We could leave that decision to the plugins: return an array of extra paths for Snowpack to watch, or return a string hash of the configuration object. Snowpack itself could support both without too much complexity.

The opt-in idea would ensure that Snowpack continues to Just Work, and hopefully most users will take advantage of it. You could always make it default-on later.

FredKSchott commented 3 years ago

Yea, I even looked at @babel/core and it doesn't give you a clear API to find out which config files you loaded from. You're right that we could load the options object ourselves, and do some serialization of the object, but it's slightly less explicit when that would or wouldn't work.

I think the design that's appearing from this conversation is something like:

This would be explicit, reasonably easy to debug (with good --verbose logs), and manually adding new config files to watch would be a straightforward manual intervention for custom/weird setups.

FredKSchott commented 3 years ago

Also, I'm starting to like the idea of going full Elon Musk and calling this --hyperspeed mode, or something equally silly 😄

alubbe commented 3 years ago

I like --hyperspeed - it also implies that the users have to pay attention or things might wrong ;)

One more thing about our codebase: we have 1000s of jsx files, but only 100s of dependencies. That makes it pretty slow to load in build mode, even over http2. Would it be possible to bundle together all of our jsx files into one (without any optimizations whatsoever), but keep the dependencies separate? That way the browser only has to assemble 100-200 files instead of 1000-1500 per page/route and with his new --hyperspeed mode, it would also build extremely fast on most changes (that don't modify/add/remove dependencies).

FredKSchott commented 3 years ago

100s of dependencies??? 🙀 Hope that this is a typo!

When you say "load in build mode", do you mean that the initial build itself takes a long time, or that after the initial build when you go to load the site in the browser that takes a long time? Is this a problem in the final build, or during development?
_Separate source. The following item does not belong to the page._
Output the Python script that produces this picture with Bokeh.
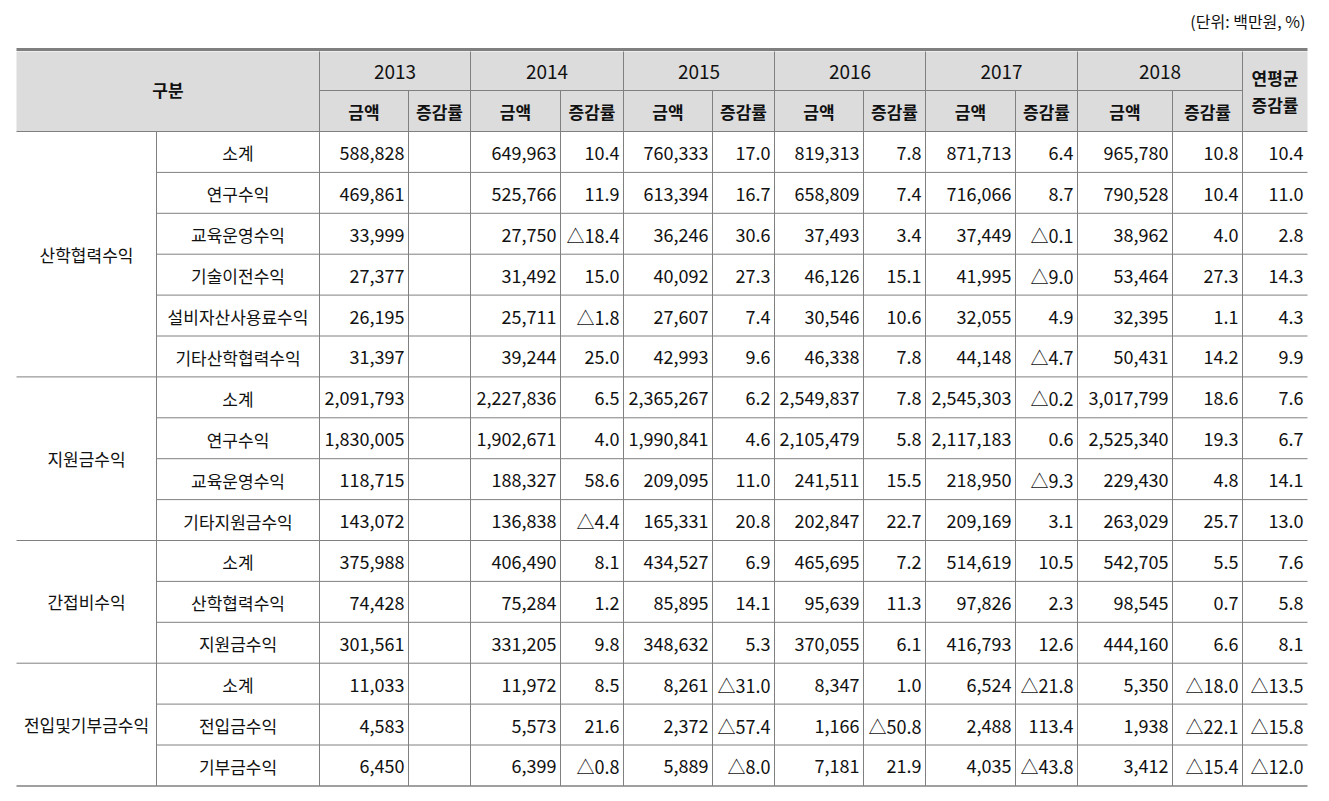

And lastly, are you seeing this slow load time when you load files from your own machine or are you loading these files over the network?

If you're using your own server, Etag support would allow for better caching in the browser, even during development.

FredKSchott commented 3 years ago

Alright, updated the main issue with an updated plan. Would love any help on any of these broken-down steps!

alubbe commented 3 years ago

hey ya - just wanted to check in on this issue. is there some way to help out getting started with this, or is the current focus on new snowpack features elsewhere?

FredKSchott commented 3 years ago

Hey! I'd still love to see this, but it's advanced enough and nice-to-have enough that we need to focus elsewhere for now. I'll reopen this once v3 is out the door and we can revisit. Would still love help in other issues though, if you're interested in contributing!